On this night though, it’s a final rally. Watch Eddie’s physicality. That’s not a man in control of himself, but rather someone who’s barely clinging on to the last vestiges of hope in a losing battle. He’s throwing desperation shots here–a few kicks from the ground to Claudio, a backfist to stop the latter in his tracks. Many will point to the kick out at 1 for the Neutralizer as Eddie’s display of fighting spirit, but Eddie’s body checks out of this match long before that, I’d argue. Before Claudio ever even nails that move, Eddie’s already been dropped onto the concrete multiple times, has been smashed with the guardrail, and if we believe interviews he gave after, is suffering a hernia through all of this.

That Eddie’s so beaten down makes it all the sweeter that he shows us as much as he does in those final moments. The spirit and the heart, yes, but that’s always been true about Eddie Kingston. It’s the brains and finesse that shine brightest though, that final attempted counter of escaping the Ricola Bomb through a rana attempt. A heartbreaking example of too little, too late–he gave up finesse in the first five minutes, one glimmer of it won’t save the day now.

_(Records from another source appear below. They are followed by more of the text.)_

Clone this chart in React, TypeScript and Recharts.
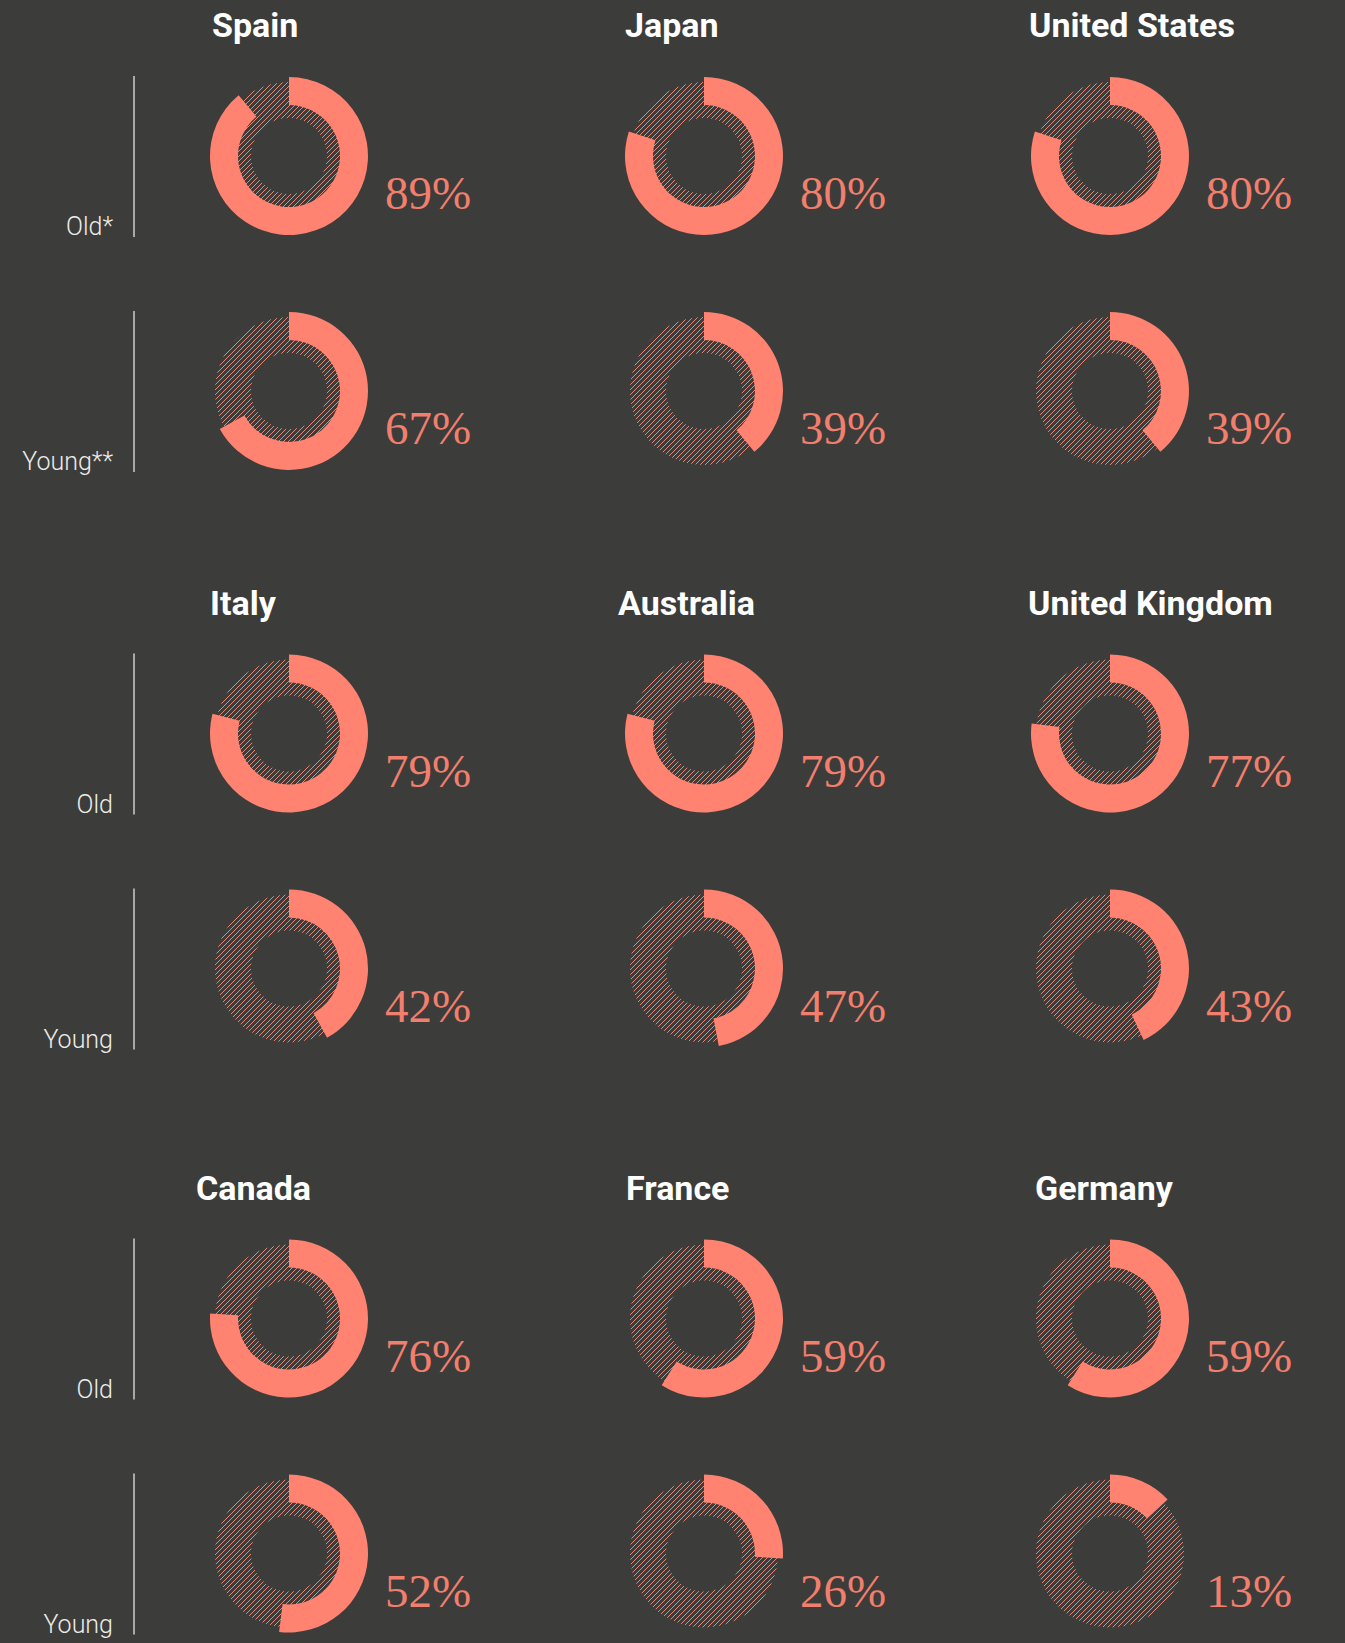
import React from "react";
import { PieChart, Pie, Cell } from "recharts";

// share of people, per country, older and younger group
const countries = [
  "Spain", "Japan", "United States",
  "Italy", "Australia", "United Kingdom",
  "Canada", "France", "Germany",
];
const oldShare = [89, 80, 80, 79, 79, 77, 76, 59, 59];
const youngShare = [67, 39, 39, 42, 47, 43, 52, 26, 13];
const oldLabels = ["Old*", "Old", "Old"];
const youngLabels = ["Young**", "Young", "Young"];

// layout
const W = 1345;
const H = 1643;
const BG = "#3c3c3a";
const SALMON = "#ff8370";
const TEXT_SALMON = "#f27f6d";
const COL_X = [289, 704, 1110];
const GROUP_Y = [156, 733.5, 1318.5];
const ROW_GAP = 235;
const TITLE_DX = [-77, -79, -81, -79, -86, -82, -93, -78, -75];

const frameLabel = (i: number, young: boolean) => (props: any) => {
  const { cx, cy } = props;
  const group = Math.floor(i / 3);
  const col = i % 3;
  return (
    <g>
      {!young && (
        <text
          x={cx + TITLE_DX[i]}
          y={cy - 119}
          fill="#ffffff"
          fontFamily="Roboto, sans-serif"
          fontWeight={700}
          fontSize={34}
        >
          {countries[i]}
        </text>
      )}
      {col === 0 && (
        <g>
          <line x1={134} x2={134} y1={cy - 80} y2={cy + 81} stroke="#a9a9a7" strokeWidth={2} />
          <text
            x={113}
            y={cy + 79}
            textAnchor="end"
            fill="#ececea"
            fontFamily="Roboto, sans-serif"
            fontWeight={300}
            fontSize={25}
          >
            {young ? youngLabels[group] : oldLabels[group]}
          </text>
        </g>
      )}
    </g>
  );
};

const valueLabel = (v: number) => (props: any) => {
  if (props.index !== 0) return null;
  return (
    <text
      x={props.cx + 96}
      y={props.cy + 53}
      fill={TEXT_SALMON}
      fontFamily="'Liberation Serif', serif"
      fontSize={47}
    >
      {v}%
    </text>
  );
};

const donut = (i: number, young: boolean) => {
  const v = young ? youngShare[i] : oldShare[i];
  const cx = COL_X[i % 3];
  const cy = GROUP_Y[Math.floor(i / 3)] + (young ? ROW_GAP : 0);
  const key = `${i}-${young ? "y" : "o"}`;
  const ring = [{ name: "ring", value: 100 }];
  const share = [
    { name: "share", value: v },
    { name: "rest", value: 100 - v },
  ];
  return [
    <Pie
      key={`bg-${key}`}
      data={ring}
      dataKey="value"
      cx={cx}
      cy={cy}
      innerRadius={38}
      outerRadius={74}
      startAngle={90}
      endAngle={-270}
      stroke="none"
      fill="url(#hatch)"
      label={frameLabel(i, young)}
      labelLine={false}
      isAnimationActive={false}
    />,
    <Pie
      key={`fg-${key}`}
      data={share}
      dataKey="value"
      cx={cx}
      cy={cy}
      innerRadius={51}
      outerRadius={79}
      startAngle={90}
      endAngle={-270}
      stroke="none"
      label={valueLabel(v)}
      labelLine={false}
      isAnimationActive={false}
    >
      <Cell fill={SALMON} />
      <Cell fill="transparent" />
    </Pie>,
  ];
};

export default function App() {
  return (
    <div style={{ position: "absolute", left: 0, top: 0, width: W, height: H, background: BG }}>
      <PieChart width={W} height={H} margin={{ top: 0, right: 0, bottom: 0, left: 0 }}>
        <defs>
          <pattern id="hatch" patternUnits="userSpaceOnUse" width={5} height={5}>
            <path
              d="M-1,1 L1,-1 M0,5 L5,0 M4,6 L6,4"
              stroke="#ea8676"
              strokeWidth={1.2}
              shapeRendering="crispEdges"
            />
          </pattern>
        </defs>
        {countries.flatMap((_c, i) => [...donut(i, false), ...donut(i, true)])}
      </PieChart>
    </div>
  );
}
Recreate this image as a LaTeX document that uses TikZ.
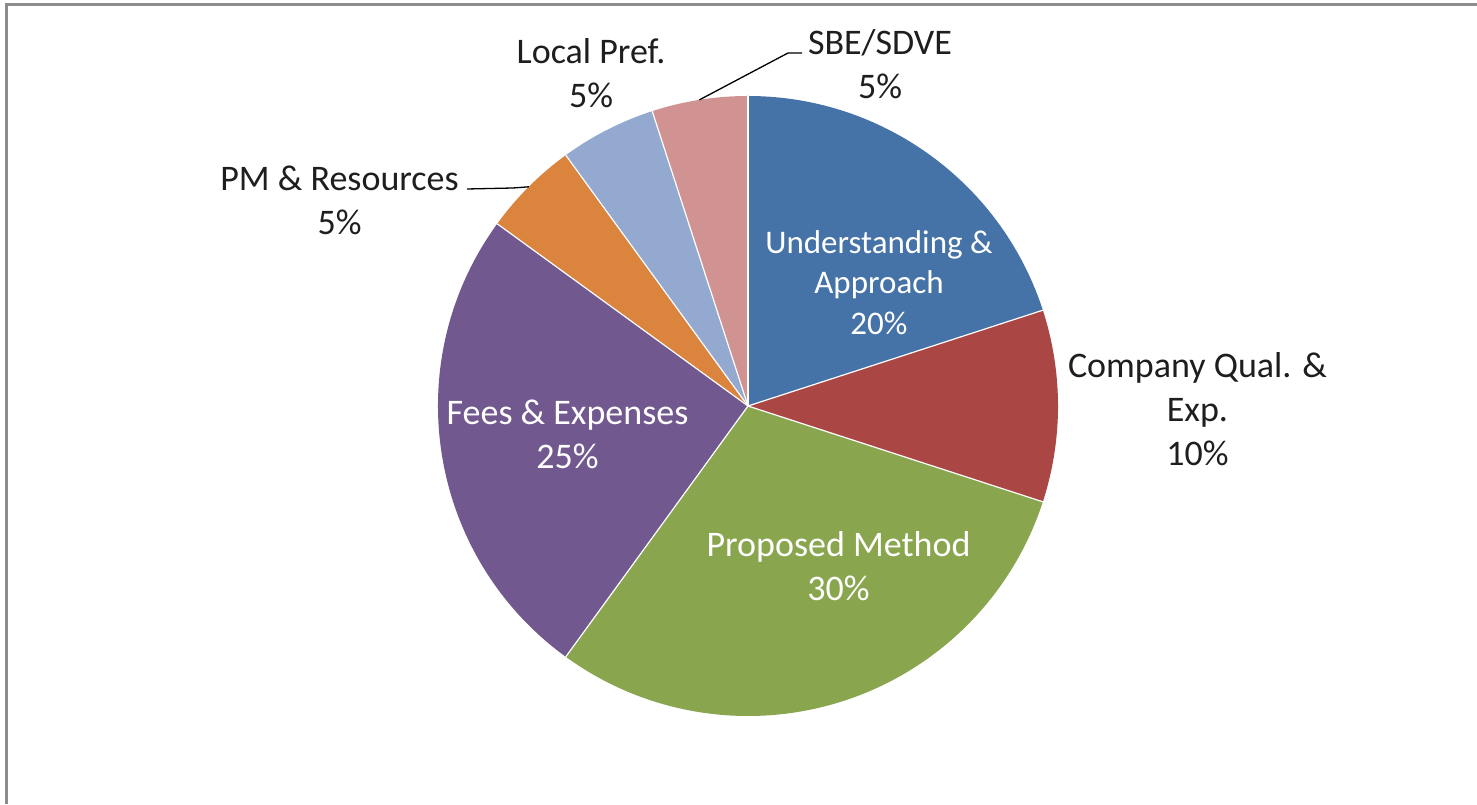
\documentclass[tikz,border=0pt]{standalone}
\usepackage{fontspec}
\setmainfont{Carlito}
\usetikzlibrary{calc}
\definecolor{cUnd}{HTML}{4572A7}
\definecolor{cComp}{HTML}{AA4643}
\definecolor{cProp}{HTML}{89A54E}
\definecolor{cFees}{HTML}{71588F}
\definecolor{cPM}{HTML}{DB843D}
\definecolor{cLocal}{HTML}{93A9CF}
\definecolor{cSBE}{HTML}{D19392}
\definecolor{frameclr}{HTML}{8C8C8C}
\definecolor{txtdark}{HTML}{1E1E1E}
\tikzset{
  slice/.style={draw=white, line width=1.2pt, line join=round},
  lblin/.style={text=white, align=center, inner sep=0pt, font=\fontsize{36}{44}\selectfont},
  lblout/.style={text=txtdark, align=center, inner sep=0pt, font=\fontsize{36}{44}\selectfont},
  leader/.style={draw=black, line width=1.3pt}
}
\begin{document}
\begin{tikzpicture}[x=1pt,y=1pt]
\useasboundingbox (0,0) rectangle (1477,804);
\fill[white] (0,0) rectangle (1477,804);
% frame
\draw[frameclr, line width=3pt] (6.5,0) -- (6.5,799.8) -- (1477,799.8);
% pie
\coordinate (C) at (748,398);
\def\R{310}
\fill[cUnd]   (C) -- ++(90:\R)  arc[start angle=90,  end angle=18,   radius=\R] -- cycle;
\fill[cComp]  (C) -- ++(18:\R)  arc[start angle=18,  end angle=-18,  radius=\R] -- cycle;
\fill[cProp]  (C) -- ++(-18:\R) arc[start angle=-18, end angle=-126, radius=\R] -- cycle;
\fill[cFees]  (C) -- ++(-126:\R) arc[start angle=-126, end angle=-216, radius=\R] -- cycle;
\fill[cPM]    (C) -- ++(144:\R) arc[start angle=144, end angle=126,  radius=\R] -- cycle;
\fill[cLocal] (C) -- ++(126:\R) arc[start angle=126, end angle=108,  radius=\R] -- cycle;
\fill[cSBE]   (C) -- ++(108:\R) arc[start angle=108, end angle=90,   radius=\R] -- cycle;
\foreach \a in {90,18,-18,-126,144,126,108}{
  \draw[slice] (C) -- ++(\a:\R);
}
% labels inside
\node[lblin, font=\fontsize{33}{40.5}\selectfont] (und) at (879,521.5) {Understanding \&\\Approach\\20\%};
\node[lblin] (prop) at (838.5,237.5) {Proposed Method\\30\%};
\node[lblin] (fees) at (567.5,369.5) {Fees \& Expenses\\25\%};
% labels outside
\node[lblout] (comp) at (1197.5,395) {Company Qual. \&\\Exp.\\10\%};
\node[lblout] (pm) at (339.5,604) {PM \& Resources\\5\%};
\node[lblout] (local) at (591,731) {Local Pref.\\5\%};
\node[lblout] (sbe) at (880,739.5) {SBE/SDVE\\5\%};
% leaders
\coordinate (pmEdge) at ($(C)+(135:\R)$);
\coordinate (pmBend) at (513,616);
\coordinate (pmEnd) at (467,615);
\draw[leader] (pmEdge) -- (pmBend) -- (pmEnd);
\coordinate (sbeEdge) at ($(C)+(99:\R)$);
\coordinate (sbeBend) at (788,751);
\coordinate (sbeEnd) at (802,751);
\draw[leader] (sbeEdge) -- (sbeBend) -- (sbeEnd);
\end{tikzpicture}
\end{document}
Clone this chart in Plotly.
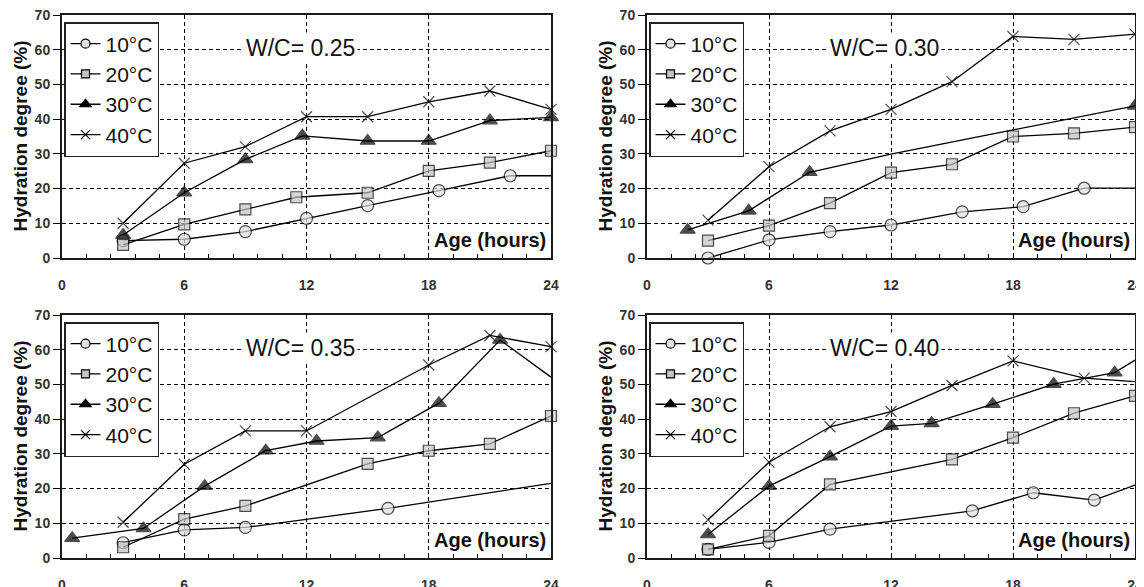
import plotly.graph_objects as go

# hydration degree (%) vs age (hours), 4 water/cement ratios, 4 curing temperatures
temps = ['10°C', '20°C', '30°C', '40°C']
wc_labels = ['W/C= 0.25', 'W/C= 0.30', 'W/C= 0.35', 'W/C= 0.40']

# W/C = 0.25
wc025_10_x = [3, 6, 9, 12, 15, 18.5, 22, 24]
wc025_10_y = [5.0, 5.4, 7.6, 11.4, 15.1, 19.4, 23.7, 23.7]
wc025_20_x = [3, 6, 9, 11.5, 15, 18, 21, 24]
wc025_20_y = [3.8, 9.7, 14.0, 17.5, 18.8, 25.1, 27.5, 30.9]
wc025_30_x = [3, 6, 9, 11.8, 15, 18, 21, 24]
wc025_30_y = [6.6, 18.8, 28.4, 35.2, 33.7, 33.7, 39.6, 40.5]
wc025_40_x = [3, 6, 9, 12, 15, 18, 21, 24]
wc025_40_y = [10.0, 27.3, 32.1, 40.7, 40.7, 45.0, 48.1, 42.8]

# W/C = 0.30
wc030_10_x = [3, 6, 9, 12, 15.5, 18.5, 21.5, 24]
wc030_10_y = [0.0, 5.2, 7.6, 9.5, 13.3, 14.8, 20.1, 20.1]
wc030_20_x = [3, 6, 9, 12, 15, 18, 21, 24]
wc030_20_y = [5.0, 9.3, 15.8, 24.6, 27.0, 35.0, 35.9, 37.7]
wc030_30_x = [2, 5, 8, 12, 18, 24]
wc030_30_y = [8.1, 13.6, 24.7, 29.9, 36.9, 43.8]
wc030_40_x = [3, 6, 9, 12, 15, 18, 21, 24]
wc030_40_y = [10.9, 26.3, 36.6, 42.8, 50.8, 63.8, 63.0, 64.5]

# W/C = 0.35
wc035_10_x = [3, 6, 9, 16, 24]
wc035_10_y = [4.4, 8.1, 8.8, 14.3, 21.5]
wc035_20_x = [3, 6, 9, 15, 18, 21, 24]
wc035_20_y = [3.1, 11.2, 15.0, 27.1, 30.9, 32.9, 40.9]
wc035_30_x = [0.5, 4, 7, 10, 12.5, 15.5, 18.5, 21.5, 24]
wc035_30_y = [5.7, 8.5, 20.7, 30.9, 33.7, 34.7, 44.6, 62.8, 52.1]
wc035_40_x = [3, 6, 9, 12, 18, 21, 24]
wc035_40_y = [10.3, 27.0, 36.6, 36.6, 55.6, 64.1, 60.9]

# W/C = 0.40
wc040_10_x = [3, 6, 9, 16, 19, 22, 24]
wc040_10_y = [2.5, 4.5, 8.3, 13.6, 18.8, 16.7, 21.0]
wc040_20_x = [3, 6, 9, 15, 18, 21, 24]
wc040_20_y = [2.5, 6.4, 21.2, 28.4, 34.7, 41.7, 46.7]
wc040_30_x = [3, 6, 9, 12, 14, 17, 20, 23, 24]
wc040_30_y = [6.8, 20.7, 29.2, 38.0, 38.8, 44.3, 50.1, 53.4, 57.0]
wc040_40_x = [3, 6, 9, 12, 15, 18, 21.5, 24]
wc040_40_y = [11.0, 27.6, 37.8, 42.2, 49.7, 56.8, 51.8, 50.8]

panels = [
    [(wc025_10_x, wc025_10_y), (wc025_20_x, wc025_20_y), (wc025_30_x, wc025_30_y), (wc025_40_x, wc025_40_y)],
    [(wc030_10_x, wc030_10_y), (wc030_20_x, wc030_20_y), (wc030_30_x, wc030_30_y), (wc030_40_x, wc030_40_y)],
    [(wc035_10_x, wc035_10_y), (wc035_20_x, wc035_20_y), (wc035_30_x, wc035_30_y), (wc035_40_x, wc035_40_y)],
    [(wc040_10_x, wc040_10_y), (wc040_20_x, wc040_20_y), (wc040_30_x, wc040_30_y), (wc040_40_x, wc040_40_y)],
]

# points drawn as plain line (no marker) in the original, per panel / series
unmarked = {
    (0, 0): [7],
    (1, 0): [7], (1, 2): [3, 4],
    (2, 0): [4], (2, 2): [8],
    (3, 0): [6], (3, 2): [8], (3, 3): [7],
}

FONT = 'Liberation Sans, Arial, sans-serif'
# the page body has an 8px margin, so the figure is a bit smaller and shifted
OFF = 8
W, H = 1144 - OFF, 587 - OFF
symbols = ['circle', 'square', 'triangle-up', 'x-thin-open']
fills = ['#e0e0e0', '#c4c4c4', 'black', 'black']
sizes = [12, 11, 13, 11]
leg_sizes = [9, 8, 10, 9]

# plot-area pixel boxes in the window (left, right, top, bottom)
boxes = [(62, 551, 15, 258), (647, 1135, 15, 258), (62, 551, 315, 558), (647, 1135, 315, 558)]

fig = go.Figure()
for p, series in enumerate(panels):
    sfx = '' if p == 0 else str(p + 1)
    leg = 'legend' + sfx
    for s, (xs, ys) in enumerate(series):
        msize = [sizes[s]] * len(xs)
        for i in unmarked.get((p, s), []):
            msize[i] = 0
        fig.add_trace(go.Scatter(
            x=xs, y=ys, name=temps[s], mode='lines+markers', showlegend=False,
            xaxis='x' + sfx, yaxis='y' + sfx, cliponaxis=False,
            line=dict(color='black', width=1.3),
            marker=dict(symbol=symbols[s], size=msize, color=fills[s],
                        line=dict(color='black', width=1.2))))
    # legend entries (smaller symbols, as in the original key)
    for s in range(4):
        fig.add_trace(go.Scatter(
            x=[None], y=[None], name=temps[s], mode='lines+markers',
            xaxis='x' + sfx, yaxis='y' + sfx, legend=leg,
            line=dict(color='black', width=1.3),
            marker=dict(symbol=symbols[s], size=leg_sizes[s], color=fills[s],
                        line=dict(color='black', width=1.2))))

    l, r, t, b = [v - OFF for v in boxes[p]]
    grid = dict(showgrid=True, gridcolor='black', griddash='4px,3px', gridwidth=1.3,
                showline=True, linecolor='#1a1a1a', linewidth=2, mirror=True, zeroline=False,
                automargin=False, ticklabeloverflow='allow',
                tickfont=dict(family=FONT, size=14, color='#333', weight='bold'))
    fig.update_layout(**{
        'xaxis' + sfx: dict(domain=[l / W, r / W], anchor='y' + sfx, range=[0, 24], tick0=0, dtick=6,
                            ticks='inside', ticklen=4, tickcolor='black', ticklabelstandoff=13,
                            minor=dict(dtick=1.2, tick0=0, ticks='inside', ticklen=4, tickcolor='black',
                                       showgrid=False), **grid),
        'yaxis' + sfx: dict(domain=[1 - b / H, 1 - t / H], anchor='x' + sfx, range=[0, 70], dtick=10,
                            ticks='outside', ticklen=7, tickcolor='black', **grid),
        leg: dict(x=(l + 2) / W, y=1 - (t + 7) / H, xanchor='left', yanchor='top',
                  bgcolor='white', bordercolor='#222', borderwidth=1.5,
                  font=dict(family=FONT, size=21, color='#111'), tracegroupgap=0),
    })
    fig.add_annotation(x=(l - 42) / W, y=1 - (t + b) / 2 / H, xref='paper', yref='paper',
                       xanchor='center', yanchor='middle',
                       text='Hydration degree (%)', textangle=-90, showarrow=False,
                       font=dict(family=FONT, size=19, color='#111', weight='bold'))
    fig.add_annotation(x=11.7, y=60.5, xref='x' + sfx, yref='y' + sfx, text=wc_labels[p],
                       showarrow=False, bgcolor='white', borderpad=2,
                       font=dict(family=FONT, size=23, color='#111'))
    fig.add_annotation(x=23.85, y=5.3, xref='x' + sfx, yref='y' + sfx, text='Age (hours)',
                       xanchor='right', showarrow=False, bgcolor='white', borderpad=1,
                       font=dict(family=FONT, size=20, color='#111', weight='bold'))

fig.update_layout(width=W, height=H, margin=dict(l=0, r=0, t=0, b=0),
                  paper_bgcolor='white', plot_bgcolor='white', showlegend=True)
fig.write_html('out.html')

Why does Eddie Kingston lose matches?

Because his anger overshadows his skill, and from there he’s easy to pick apart.

IS IT BETTER THAN 6/3/94? The Budokan crowd in 1994 might just be a more invested audience, and they certainly rise and escalate with the match a little better than Claudio and Eddie do on this night. But there’s a scrappier element to the action on display here, especially from Eddie’s side. It has a lot more in-ring momentum than the King’s Road classic, probably because it comes from a more heated place emotionally. This is a little bit more than a championship epic too, it’s an emotional reckoning, and a heartbreaker at that. Similarly crushing defeats in the end, but the way Eddie’s defeat here stems from his own self-defeating nature just feels more compelling than Kawada simply getting outclassed (yet again).